To me, at least, he sounds entitled. Clearly, working retail sucks, but news flash all work sucks. Or at least there are parts of all jobs that suck. If a person doesn't like laughing at not funny jokes of customers, would they like laughing at not funny jokes of senior partners? Certainly the pay would be better, but at that point we are just negotiating over price.
//3. Being forced to react to customer’s stupid fucking jokes. I’ve worked retail before so I’m used to the cliche shit like ‘oh this item didn’t scan, it must be free right?? hurr durr durr” but the old bags that inhabit this store are especially grating with this. The other day this woman walked by pushing a stroller and asked me how to get out of the store. I gave her the directions and as she was walking away she quipped “It’s like a Vegas casino in here!” I smiled politely. But that wasn’t good enough for her. She looked back and repeated it as if I hadn’t heard: “Like a Vegas casino in here!”. I dug deep deep down and summoned all the fucks I could give and managed a forced little chuckle. She actually fucking stopped in her tracks. Turned around. “You know, like one of those Vegas casinos?” Jesus fucking Christ you stupid cow, I get it. Built like a maze, no windows, no clocks.. I fucking get it. Next time I’ll just drop down and eat your wiry gray muff in appreciation of your sterling wit.
4. Coworkers marveling over jobs I am technically overqualified for. The other day some handsome foppish dude in his early 20s came in and bought a decently expensive cologne. After he left the vendor who had helped him was talking to some people and telling them “he works in a law firm, he’s one of those um um what do you call it…” Paralegal I chimed in “Yeah, paralegal! He’s a paralegal at a law firm.” The phrase law firm for some reason emphasized like the guy worked for the president.
5. Ridiculous questions related to my law degree. Everybody keeps asking me
questions about how to get out of petty traffic tickets. I try to explain to people that I didn’t learn anything that practical in law school. I think people don’t even believe that I went to law school because they seem to have the impression that you learn every law in existence there and they are flabbergasted that I don’t know a magic shortcut to get their speeding tickets thrown out.
6. REALLY ridiculous questions related to my law degree. One guy asked me the other day – does having a law degree make you feel empowered.

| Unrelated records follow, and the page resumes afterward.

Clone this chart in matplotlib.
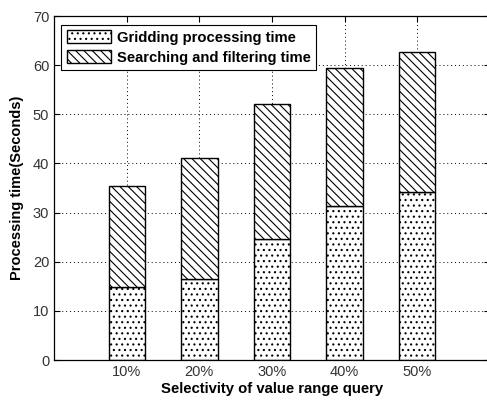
import matplotlib
matplotlib.use("Agg")
import matplotlib.pyplot as plt
import numpy as np

plt.rcParams['font.family'] = ['Liberation Sans', 'DejaVu Sans']
plt.rcParams['hatch.linewidth'] = 0.8

categories = ['10%', '20%', '30%', '40%', '50%']
gridding = [14.8, 16.4, 24.6, 31.4, 34.1]
searching = [20.7, 24.8, 27.4, 28.0, 28.6]

fig = plt.figure(figsize=(4.87, 4.01), dpi=100)
ax = fig.add_axes([54/487, 1 - 360/401, 436/487, 344/401])

x = np.arange(1, len(categories) + 1)
b1 = ax.bar(x, gridding, width=0.5, color='white', edgecolor='black', hatch='...', linewidth=1.0,
            label='Gridding processing time')
b2 = ax.bar(x, searching, width=0.5, bottom=gridding, color='white', edgecolor='black', hatch='\\\\\\\\',
            linewidth=1.0, label='Searching and filtering time')

ax.set_xlim(0, 6)
ax.set_ylim(0, 70)
ax.set_xticks(x)
ax.set_xticklabels(categories)
ax.set_yticks(np.arange(0, 71, 10))
ax.tick_params(direction='in', labelsize=10.5, length=4, colors='black', labelcolor='#333333',
               top=True, right=True)
ax.grid(True, linestyle=(0, (1, 3)), color='black', linewidth=0.7)
ax.set_axisbelow(True)
for s in ax.spines.values():
    s.set_linewidth(0.9)
ax.spines['right'].set_visible(False)

ax.set_xlabel('Selectivity of value range query', fontsize=10.7, fontweight='bold', labelpad=2)
ax.set_ylabel('Processing time(Seconds)', fontsize=10.5, fontweight='bold', labelpad=6)

leg = ax.legend(loc='upper left', bbox_to_anchor=(0.0, 0.995), frameon=True, fancybox=False,
                edgecolor='black', framealpha=1, prop={'weight': 'bold', 'size': 10.6},
                handlelength=3.0, handleheight=1.0, borderpad=0.35, labelspacing=0.35, handletextpad=0.4)
leg.get_frame().set_linewidth(0.8)

fig.savefig('out.png', dpi=100)
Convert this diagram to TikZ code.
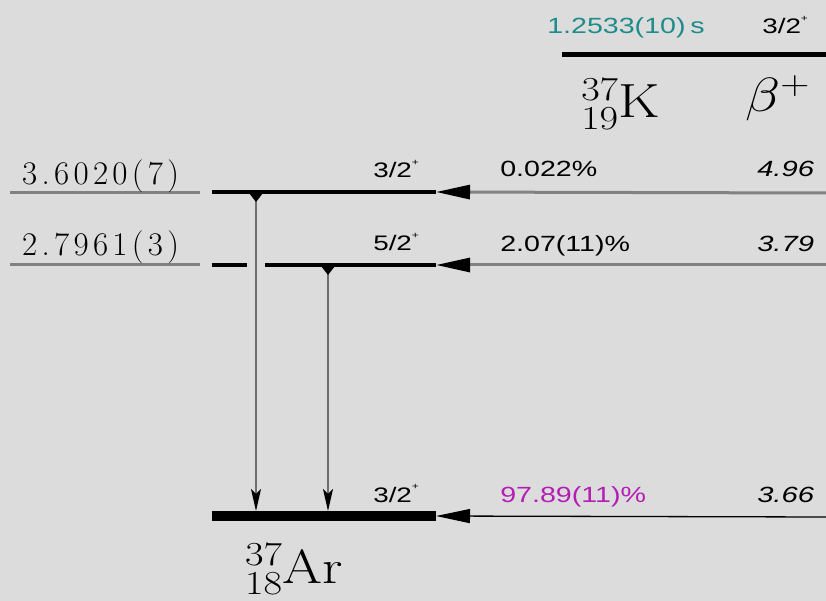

7. The fear that I’ll see someone I know. Luckily I’m not from here so I don’t have to worry about high school classmates or anything but I’m deathly afraid a law school classmate will see me. I saw a guy I knew from law school yesterday who works in biglaw now but I ducked behind a counter before he saw me. I think every day about what it would be like if one of the partners at my 2l summer firm saw me. It would be humiliating but at the same time I kind of hope the partner who no offered me does see me there. I think he doesn’t realize what kind of economy he discarded me into and I want him to know that he fucked my life up majorly.